The ambitions are to:
- Reinforce the city centre’s economic competitiveness.
- Re-populate the city centre and ensure liveable and sustainable neighbourhoods that promote health, wellbeing and social cohesion.
- Reconnect the city centre with surrounding communities and its riverside.
- Reduce traffic dominance and car dependency and create a pedestrian and cycle-friendly city centre, with improved public transport, that is healthier and cleaner.
- Green the city centre and make it climate resilient with a network of high-quality public spaces and green-blue infrastructure that caters for a variety of human and climatic needs.
- Repair, restore and enhance the urban fabric to reconnect streets and reinforce the city centre’s distinctive heritage and character.
Creating a centre for a post-COVID world
As Glasgow emerge from the pandemic, the council are keen to regenerate the city centre to make it more accessible for pedestrians. As well as this, they want to turn it from a “very grey, hard, urban environment that is very car-dominated” to a greener space that encourages active travel, said Fiona.
“There has been a lot of talk during the pandemic of the value of green space, the value of public space, the value of nature. Both to your physical wellbeing and mental wellbeing. That’s what people are needing,” Fiona told Housing Industry Leaders.
“This will be very transformative in making the city centre more liveable,” she added.

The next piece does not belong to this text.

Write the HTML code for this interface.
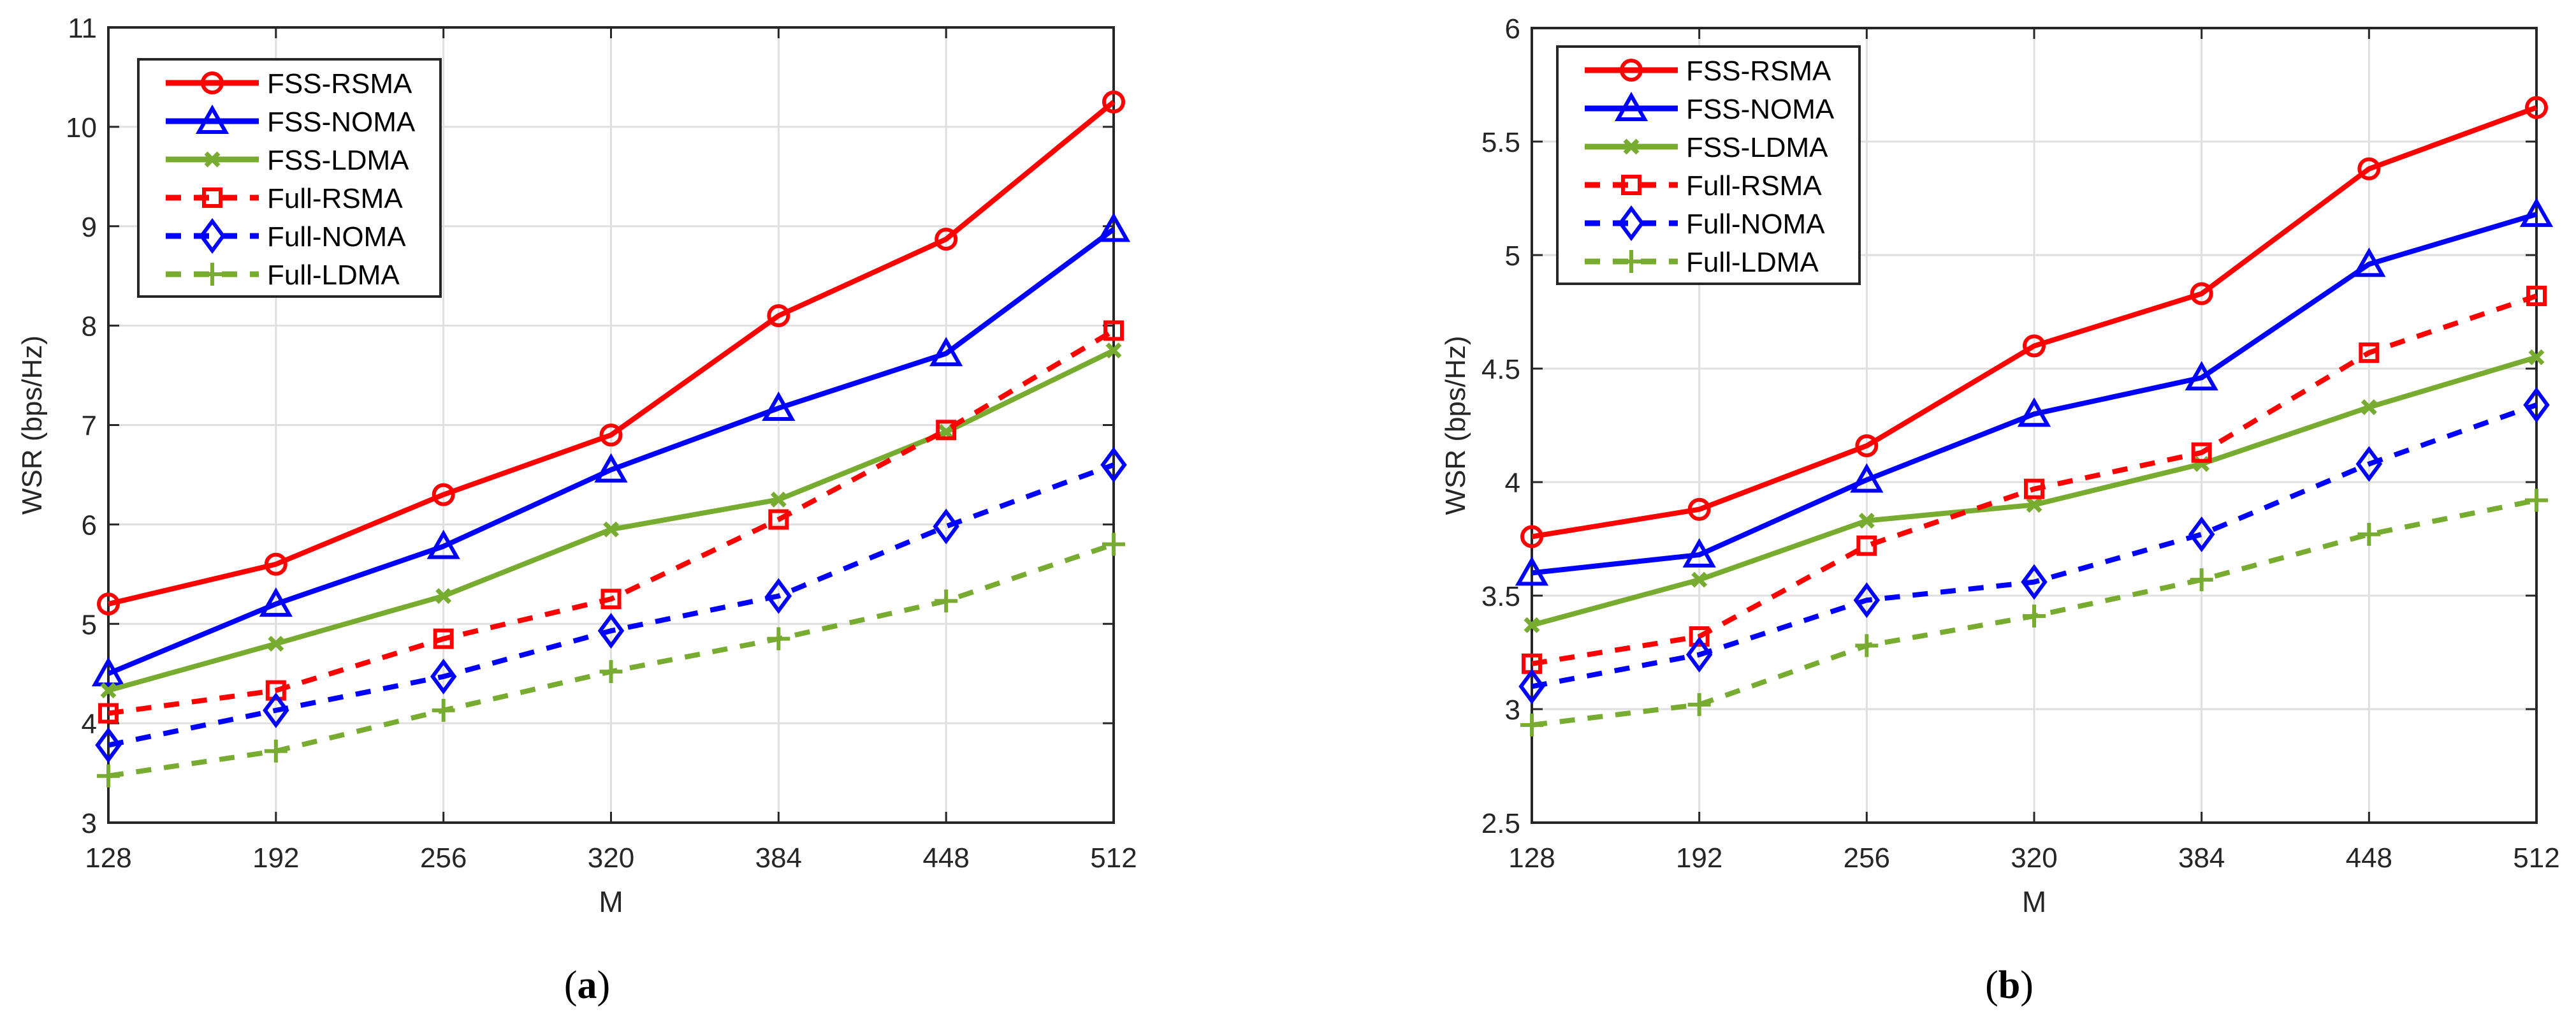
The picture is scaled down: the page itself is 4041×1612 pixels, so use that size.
<!DOCTYPE html>
<html><head><meta charset="utf-8"><style>
html,body{margin:0;padding:0;background:#fff;}
svg{display:block;font-family:"Liberation Sans",Arial,sans-serif;}
</style></head><body>
<svg id="root" width="4041" height="1612" viewBox="0 0 4041 1612" xmlns="http://www.w3.org/2000/svg"></svg>
<script>
const NS="http://www.w3.org/2000/svg";
const categories=[128,192,256,320,384,448,512];
const seriesNames=["FSS-RSMA","FSS-NOMA","FSS-LDMA","Full-RSMA","Full-NOMA","Full-LDMA"];
const aFssRsma=[5.2,5.6,6.3,6.9,8.1,8.87,10.25];
const aFssNoma=[4.5,5.2,5.78,6.55,7.17,7.72,8.97];
const aFssLdma=[4.33,4.8,5.28,5.95,6.25,6.93,7.75];
const aFullRsma=[4.1,4.33,4.85,5.25,6.05,6.95,7.95];
const aFullNoma=[3.78,4.13,4.47,4.93,5.28,5.98,6.6];
const aFullLdma=[3.47,3.72,4.13,4.52,4.85,5.23,5.8];
const bFssRsma=[3.76,3.88,4.16,4.6,4.83,5.38,5.65];
const bFssNoma=[3.6,3.68,4.01,4.3,4.46,4.96,5.18];
const bFssLdma=[3.37,3.57,3.83,3.9,4.08,4.33,4.55];
const bFullRsma=[3.2,3.32,3.72,3.97,4.13,4.57,4.82];
const bFullNoma=[3.1,3.24,3.48,3.56,3.77,4.08,4.34];
const bFullLdma=[2.93,3.02,3.28,3.41,3.57,3.77,3.92];
const aYTicks=[3,4,5,6,7,8,9,10,11];
const bYTicks=[2.5,3,3.5,4,4.5,5,5.5,6];

const styles=[
 {c:"#ff0000",dash:null,m:"circle"},
 {c:"#0000ff",dash:null,m:"triangle"},
 {c:"#77ac30",dash:null,m:"x"},
 {c:"#ff0000",dash:"24 20",m:"square"},
 {c:"#0000ff",dash:"24 20",m:"diamond"},
 {c:"#77ac30",dash:"24 20",m:"plus"}];

const root=document.getElementById('root');
function el(tag,attrs,parent){const e=document.createElementNS(NS,tag);for(const k in attrs)e.setAttribute(k,attrs[k]);(parent||root).appendChild(e);return e;}

function marker(g,type,x,y,c){
  let m;
  if(type==="circle"){m=el('circle',{cx:x,cy:y,r:15,fill:"none",stroke:c,"stroke-width":6},g);}
  else if(type==="triangle"){m=el('polygon',{points:`${x},${y-20} ${x+21},${y+17} ${x-21},${y+17}`,fill:"none",stroke:c,"stroke-width":6},g);}
  else if(type==="x"){m=el('path',{d:`M${x-10},${y-10}L${x+10},${y+10}M${x-10},${y+10}L${x+10},${y-10}`,stroke:c,"stroke-width":7},g);}
  else if(type==="square"){m=el('rect',{x:x-13,y:y-13,width:26,height:26,fill:"none",stroke:c,"stroke-width":6},g);}
  else if(type==="diamond"){m=el('polygon',{points:`${x},${y-23} ${x+17},${y} ${x},${y+23} ${x-17},${y}`,fill:"none",stroke:c,"stroke-width":6},g);}
  else {m=el('path',{d:`M${x-18},${y}L${x+18},${y}M${x},${y-18}L${x},${y+18}`,stroke:c,"stroke-width":6},g);}
  
  
}

function chart(id,x0,x1,y0,y1,ymin,ymax,yTicks,data,legX,legY,label,labelX){
  const g=el('g',{});
  
  
  const xs=v=>x0+(v-categories[0])/(categories[categories.length-1]-categories[0])*(x1-x0);
  const ys=v=>y1-(v-ymin)/(ymax-ymin)*(y1-y0);
  el('rect',{x:x0,y:y0,width:x1-x0,height:y1-y0,fill:"#fff"},g);
  const grid=el('g',{},g);
  
  
  categories.forEach(c=>el('line',{x1:xs(c),x2:xs(c),y1:y0,y2:y1,stroke:"#dfdfdf","stroke-width":3},grid));
  yTicks.forEach(t=>el('line',{x1:x0,x2:x1,y1:ys(t),y2:ys(t),stroke:"#dfdfdf","stroke-width":3},grid));
  const ax=el('g',{},g);
  
  
  categories.forEach(c=>{
    el('line',{x1:xs(c),x2:xs(c),y1:y1,y2:y1-17,stroke:"#262626","stroke-width":3},ax);
    el('line',{x1:xs(c),x2:xs(c),y1:y0,y2:y0+17,stroke:"#262626","stroke-width":3},ax);
    const t=el('text',{x:xs(c),y:1360,"font-size":44,"text-anchor":"middle",fill:"#262626"},ax);t.textContent=c;
    
    
  });
  yTicks.forEach(v=>{
    el('line',{x1:x0,x2:x0+17,y1:ys(v),y2:ys(v),stroke:"#262626","stroke-width":3},ax);
    el('line',{x1:x1,x2:x1-17,y1:ys(v),y2:ys(v),stroke:"#262626","stroke-width":3},ax);
    const t=el('text',{x:x0-18,y:ys(v)+16,"font-size":44,"text-anchor":"end",fill:"#262626"},ax);t.textContent=v;
    
    
  });
  el('rect',{x:x0,y:y0,width:x1-x0,height:y1-y0,fill:"none",stroke:"#262626","stroke-width":4},ax);
  const xt=el('text',{x:(x0+x1)/2,y:1430,"font-size":46,"text-anchor":"middle",fill:"#262626"},g);xt.textContent="M";
  
  
  const yt=el('text',{x:0,y:0,"font-size":44,"text-anchor":"middle",fill:"#262626",transform:`translate(${x0-105},${(y0+y1)/2}) rotate(-90)`},g);yt.textContent="WSR (bps/Hz)";
  
  
  data.forEach((arr,i)=>{
    const s=styles[i];
    const sg=el('g',{},g);
    
    
    const pts=arr.map((v,j)=>xs(categories[j])+","+ys(v)).join(" ");
    const a={points:pts,fill:"none",stroke:s.c,"stroke-width":8,"stroke-linejoin":"round"};
    if(s.dash)a["stroke-dasharray"]=s.dash;
    el('polyline',a,sg);
    arr.forEach((v,j)=>marker(sg,s.m,xs(categories[j]),ys(v),s.c));
  });
  const lg=el('g',{},g);
  
  
  el('rect',{x:legX,y:legY,width:474,height:372,fill:"#fff",stroke:"#262626","stroke-width":4},lg);
  seriesNames.forEach((n,i)=>{
    const s=styles[i];
    const ry=legY+37+i*60;
    const eg=el('g',{},lg);
    
    
    const a={x1:legX+43,x2:legX+189,y1:ry,y2:ry,stroke:s.c,"stroke-width":9};
    if(s.dash)a["stroke-dasharray"]=s.dash;
    el('line',a,eg);
    marker(eg,s.m,legX+116,ry,s.c);
    const t=el('text',{x:legX+202,y:ry+16,"font-size":44,fill:"#000"},eg);t.textContent=n;
  });
  const cl=el('text',{x:labelX,y:1565,"font-size":62,"text-anchor":"middle","font-family":"Liberation Serif, serif",fill:"#000"},g);
  cl.innerHTML='(<tspan font-weight="bold">'+label+'</tspan>)';
  
  
}
chart('chart-a',170,1747,43,1290,3,11,aYTicks,[aFssRsma,aFssNoma,aFssLdma,aFullRsma,aFullNoma,aFullLdma],217,93,'a',921);
chart('chart-b',2403,3979,44,1290,2.5,6,bYTicks,[bFssRsma,bFssNoma,bFssLdma,bFullRsma,bFullNoma,bFullLdma],2443,73,'b',3152);
</script>
</body></html>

This will be very transformative in making the city centre more liveable
Glasgow’s SDF will provide citizens with greener spaces, more accessible pedestrian routes into the centre and 20-minute neighbourhoods. The introduction of these 20-minute neighbourhoods will give those who live there walkable access to their needs in terms of local services, shops and green spaces.
“Making city centres much more pedestrian-focused will help people reclaim some of that space [from cars] and rebalance it back towards people and away from cars.”
Transitioning to climate resilience
By proposing interventions to transform the quality of the local environment through green spaces for people and nature, Glasgow City Centre will become more socially inclusive and environmentally resilient.
“Transforming the urban environment is the key part of the SDF and is a key part of the economic recovery strategy,” said Fiona.
Through a transition to a greener, more pedestrianised Centre, Glasgow City Council believe they will be able to boost economic prosperity and rebuild the city following the pandemic. Fiona told Housing Industry Leaders, “COVID has emphasized the need to accelerate change in the city centre in order to make it work much better for people.”
Transforming the urban environment is the key part of the SDF and is a key part of the economic recovery strategy
Emphasizing the importance of “collaboration” when transitioning to a greener, more sustainable city centre, Fiona explained an integrated approach is needed to carry out the SDF.
By 2050, Glasgow City Centre aims to be a vibrant, inclusive, sustainable liveable place. With their proposed green, attractive and walkable city centre they believe Glasgow will become a people-centred place that is climate resilient, fosters creativity and opportunity. They believe it will also promote social cohesion, health and wellbeing, and economic prosperity.